Saturday, December 1, 2012

stepping off into the Unknown

It's Saturday. I'm tired and wired. That's how I described myself to my family in a recent email. I'm overwhelmed, excited, a little taken aback, trying to play 'catch up,' remembering to let go rather than try to hold on. Holding on creates so, so, so much suffering and tightness in my body through the process of transition and transformation.

It's 12:45pm. I have a new client arriving in about 45 minutes. I'm not sure exactly how she found me. But people keep finding me. And calling. Or emailing. Inquiring whether I am accepting new clients into my practice. Accepting new clients into my practice? My practice is only 1 day old! But I'm struggling some moments to adjust to this new experience.

I am not resting well at night. It's a challenge to encourage my brain to stop churning and turning - there are so many questions, there are so many things I don't know how to do, so many facets of this process that I've yet to wrap my mind around.
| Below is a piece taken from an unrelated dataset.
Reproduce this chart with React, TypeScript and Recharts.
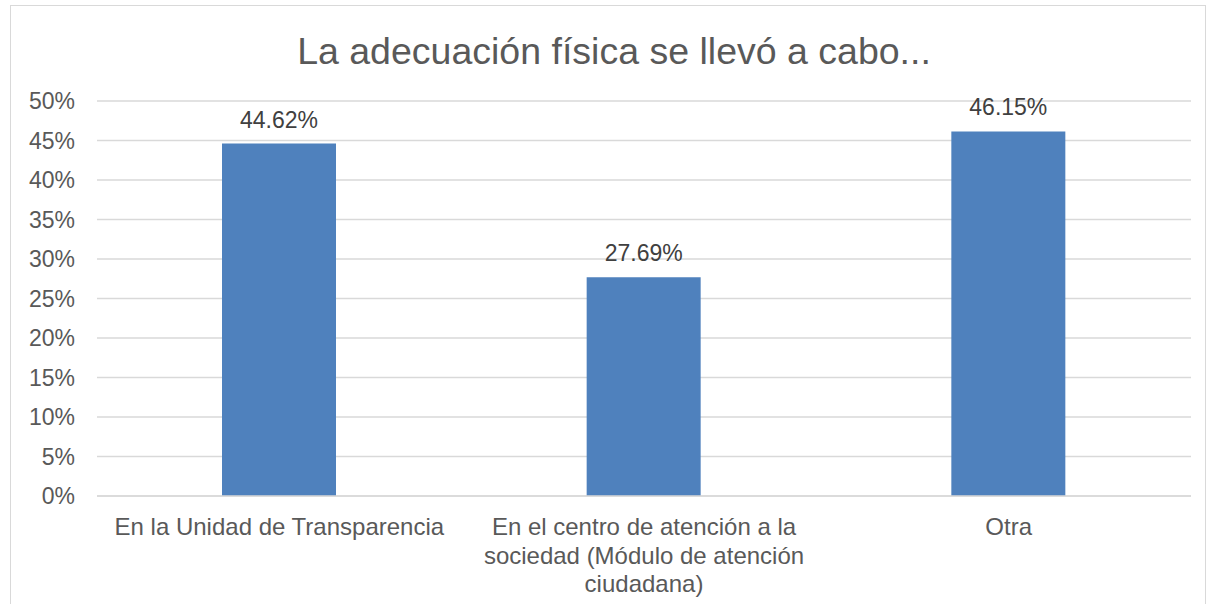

Insurance billing. Marketing & Advertising. Bookkeeping and Accounting. Documentation. Client communication. Client management. Scheduling. Website building and editing (www.marthamcclure.net). There are endless bits of Mystery.

Still, a small and sure voice inside encourages me not to try and figure it out all at once, to let the Mystery of this experience unfold and reveal itself with time. Ripening into being. Let go. Look for the resources and supports coming to help me find my way. Breathe. Relax. Enjoy.

Buckle up!

There's a momentum that has taken hold and my fears of not-knowing cause me to feel like I'm being bounced along down a river, hitting rocks, getting tangled up in branches, eddying out into the riverbank, getting trapped in downstream holes. And the Universe giggles and says "Just let go." So outside of my habitual ways. Let go. Trust. Allow Life to move through me with an intelligence far more vast than any left-brain activity could ever muster. Not my will, Thy Will Be Done. Just give way and let something bigger happen.

All is well. And I'm feeling full and exhausted. Inspired as well as humbled by the privilege of this opportunity.